* _To do_:
Reproduce the data exactly and drop any pictures it holds.

--------

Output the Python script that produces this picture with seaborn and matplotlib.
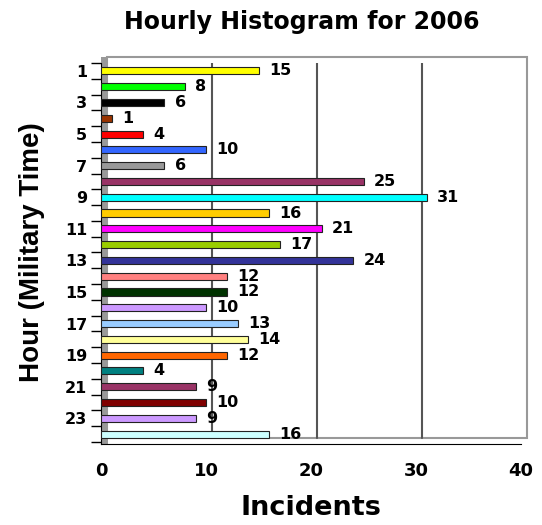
import matplotlib
matplotlib.use("Agg")
import matplotlib.pyplot as plt
import matplotlib.transforms as mtransforms
import seaborn as sns
import pandas as pd
from matplotlib.patches import Rectangle

# Données
heures = [str(h) for h in range(1, 25)]
incidents = [15, 8, 6, 1, 4, 10, 6, 25, 31, 16, 21, 17,
             24, 12, 12, 10, 13, 14, 12, 4, 9, 10, 9, 16]
couleurs = ["#FFFF00", "#00FF00", "#000000", "#993300", "#FF0000", "#3366FF",
            "#999999", "#993366", "#00FFFF", "#FFCC00", "#FF00FF", "#99CC00",
            "#333399", "#FF8080", "#003300", "#CC99FF", "#99CCFF", "#FFFF99",
            "#FF6600", "#008080", "#993366", "#800000", "#CC99FF", "#CCFFFF"]
graduations = [0, 10, 20, 30, 40]

sns.set_style("white")
plt.rcParams['font.family'] = ['DejaVu Sans']
plt.rcParams['text.color'] = 'black'
plt.rcParams['xtick.color'] = 'black'
plt.rcParams['ytick.color'] = 'black'
plt.rcParams['axes.labelcolor'] = 'black'

df = pd.DataFrame({"Heure": heures, "Incidents": incidents})

W, H = 542, 525
fig = plt.figure(figsize=(W / 100, H / 100), dpi=100)
# axes "avant" : x de 101 à 521 px, y de 63 à 444 px
ax = fig.add_axes([101 / W, 1 - 444 / H, 420 / W, 381 / H])

sns.barplot(data=df, x="Incidents", y="Heure", hue="Heure", palette=couleurs,
            legend=False, orient="h", width=0.45, edgecolor="#222222",
            linewidth=0.8, saturation=1, ax=ax, zorder=3)

# Étiquettes de valeurs
for i, v in enumerate(incidents):
    ax.text(v + 1.0, i, str(v), va="center", ha="left",
            fontsize=11.5, fontweight="bold", zorder=4)

ax.set_xlim(graduations[0], graduations[-1])
ax.set_ylim(23.63, -0.31)
ax.set_xticks(graduations)
ax.set_xticklabels([str(g) for g in graduations], fontsize=13, fontweight="bold")
ax.set_yticks(range(len(heures)))
ax.set_yticklabels([h if int(h) % 2 == 1 else "" for h in heures],
                   fontsize=11.5, fontweight="bold")
ax.set_yticks([k - 0.5 for k in range(len(heures) + 1)], minor=True)
ax.tick_params(axis="x", length=5, width=1, color="black", pad=8)
ax.tick_params(axis="y", which="major", length=0, pad=10)
ax.tick_params(axis="y", which="minor", length=7, width=1, color="black", left=True)

for side in ["top", "right"]:
    ax.spines[side].set_visible(False)
ax.spines["left"].set_color("black")
ax.spines["bottom"].set_color("black")

# Paroi du fond décalée (effet 3D)
decal = mtransforms.ScaledTranslation(0.06, 0.06, fig.dpi_scale_trans)
for g in graduations[1:-1]:
    ax.plot([g, g], [0, 1], color="#555555", linewidth=1.5, zorder=1,
            transform=ax.get_xaxis_transform() + decal)
ax.add_patch(Rectangle((0, 0), 1, 1, transform=ax.transAxes + decal,
                       facecolor="none", edgecolor="#999999", linewidth=1.5,
                       zorder=0, clip_on=False))
# Paroi gauche grise
ax.add_patch(Rectangle((0, 0), 7 / 420, 387 / 381, transform=ax.transAxes,
                       facecolor="#999999", edgecolor="none", zorder=1,
                       clip_on=False))

ax.set_xlabel("Incidents", fontsize=19.5, fontweight="bold")
ax.xaxis.set_label_coords(0.5, -0.135)
ax.set_ylabel("Hour (Military Time)", fontsize=20, fontweight="bold",
              family=["Liberation Sans", "DejaVu Sans"])
ax.yaxis.set_label_coords(-0.133, 0.504)
fig.text(0.556, 1 - 22 / H, "Hourly Histogram for 2006", fontsize=17,
         fontweight="bold", ha="center", va="center")

fig.savefig("out.png", dpi=100)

--------

* _In response_:
Output the Python script that produces this picture with seaborn and matplotlib.
import matplotlib
matplotlib.use("Agg")
import matplotlib.pyplot as plt
import matplotlib.transforms as mtransforms
import seaborn as sns
import pandas as pd
from matplotlib.patches import Rectangle

# Données
heures = [str(h) for h in range(1, 25)]
incidents = [15, 8, 6, 1, 4, 10, 6, 25, 31, 16, 21, 17,
             24, 12, 12, 10, 13, 14, 12, 4, 9, 10, 9, 16]
couleurs = ["#FFFF00", "#00FF00", "#000000", "#993300", "#FF0000", "#3366FF",
            "#999999", "#993366", "#00FFFF", "#FFCC00", "#FF00FF", "#99CC00",
            "#333399", "#FF8080", "#003300", "#CC99FF", "#99CCFF", "#FFFF99",
            "#FF6600", "#008080", "#993366", "#800000", "#CC99FF", "#CCFFFF"]
graduations = [0, 10, 20, 30, 40]

sns.set_style("white")
plt.rcParams['font.family'] = ['DejaVu Sans']
plt.rcParams['text.color'] = 'black'
plt.rcParams['xtick.color'] = 'black'
plt.rcParams['ytick.color'] = 'black'
plt.rcParams['axes.labelcolor'] = 'black'

df = pd.DataFrame({"Heure": heures, "Incidents": incidents})

W, H = 542, 525
fig = plt.figure(figsize=(W / 100, H / 100), dpi=100)
# axes "avant" : x de 101 à 521 px, y de 63 à 444 px
ax = fig.add_axes([101 / W, 1 - 444 / H, 420 / W, 381 / H])

sns.barplot(data=df, x="Incidents", y="Heure", hue="Heure", palette=couleurs,
            legend=False, orient="h", width=0.45, edgecolor="#222222",
            linewidth=0.8, saturation=1, ax=ax, zorder=3)

# Étiquettes de valeurs
for i, v in enumerate(incidents):
    ax.text(v + 1.0, i, str(v), va="center", ha="left",
            fontsize=11.5, fontweight="bold", zorder=4)

ax.set_xlim(graduations[0], graduations[-1])
ax.set_ylim(23.63, -0.31)
ax.set_xticks(graduations)
ax.set_xticklabels([str(g) for g in graduations], fontsize=13, fontweight="bold")
ax.set_yticks(range(len(heures)))
ax.set_yticklabels([h if int(h) % 2 == 1 else "" for h in heures],
                   fontsize=11.5, fontweight="bold")
ax.set_yticks([k - 0.5 for k in range(len(heures) + 1)], minor=True)
ax.tick_params(axis="x", length=5, width=1, color="black", pad=8)
ax.tick_params(axis="y", which="major", length=0, pad=10)
ax.tick_params(axis="y", which="minor", length=7, width=1, color="black", left=True)

for side in ["top", "right"]:
    ax.spines[side].set_visible(False)
ax.spines["left"].set_color("black")
ax.spines["bottom"].set_color("black")

# Paroi du fond décalée (effet 3D)
decal = mtransforms.ScaledTranslation(0.06, 0.06, fig.dpi_scale_trans)
for g in graduations[1:-1]:
    ax.plot([g, g], [0, 1], color="#555555", linewidth=1.5, zorder=1,
            transform=ax.get_xaxis_transform() + decal)
ax.add_patch(Rectangle((0, 0), 1, 1, transform=ax.transAxes + decal,
                       facecolor="none", edgecolor="#999999", linewidth=1.5,
                       zorder=0, clip_on=False))
# Paroi gauche grise
ax.add_patch(Rectangle((0, 0), 7 / 420, 387 / 381, transform=ax.transAxes,
                       facecolor="#999999", edgecolor="none", zorder=1,
                       clip_on=False))

ax.set_xlabel("Incidents", fontsize=19.5, fontweight="bold")
ax.xaxis.set_label_coords(0.5, -0.135)
ax.set_ylabel("Hour (Military Time)", fontsize=20, fontweight="bold",
              family=["Liberation Sans", "DejaVu Sans"])
ax.yaxis.set_label_coords(-0.133, 0.504)
fig.text(0.556, 1 - 22 / H, "Hourly Histogram for 2006", fontsize=17,
         fontweight="bold", ha="center", va="center")

fig.savefig("out.png", dpi=100)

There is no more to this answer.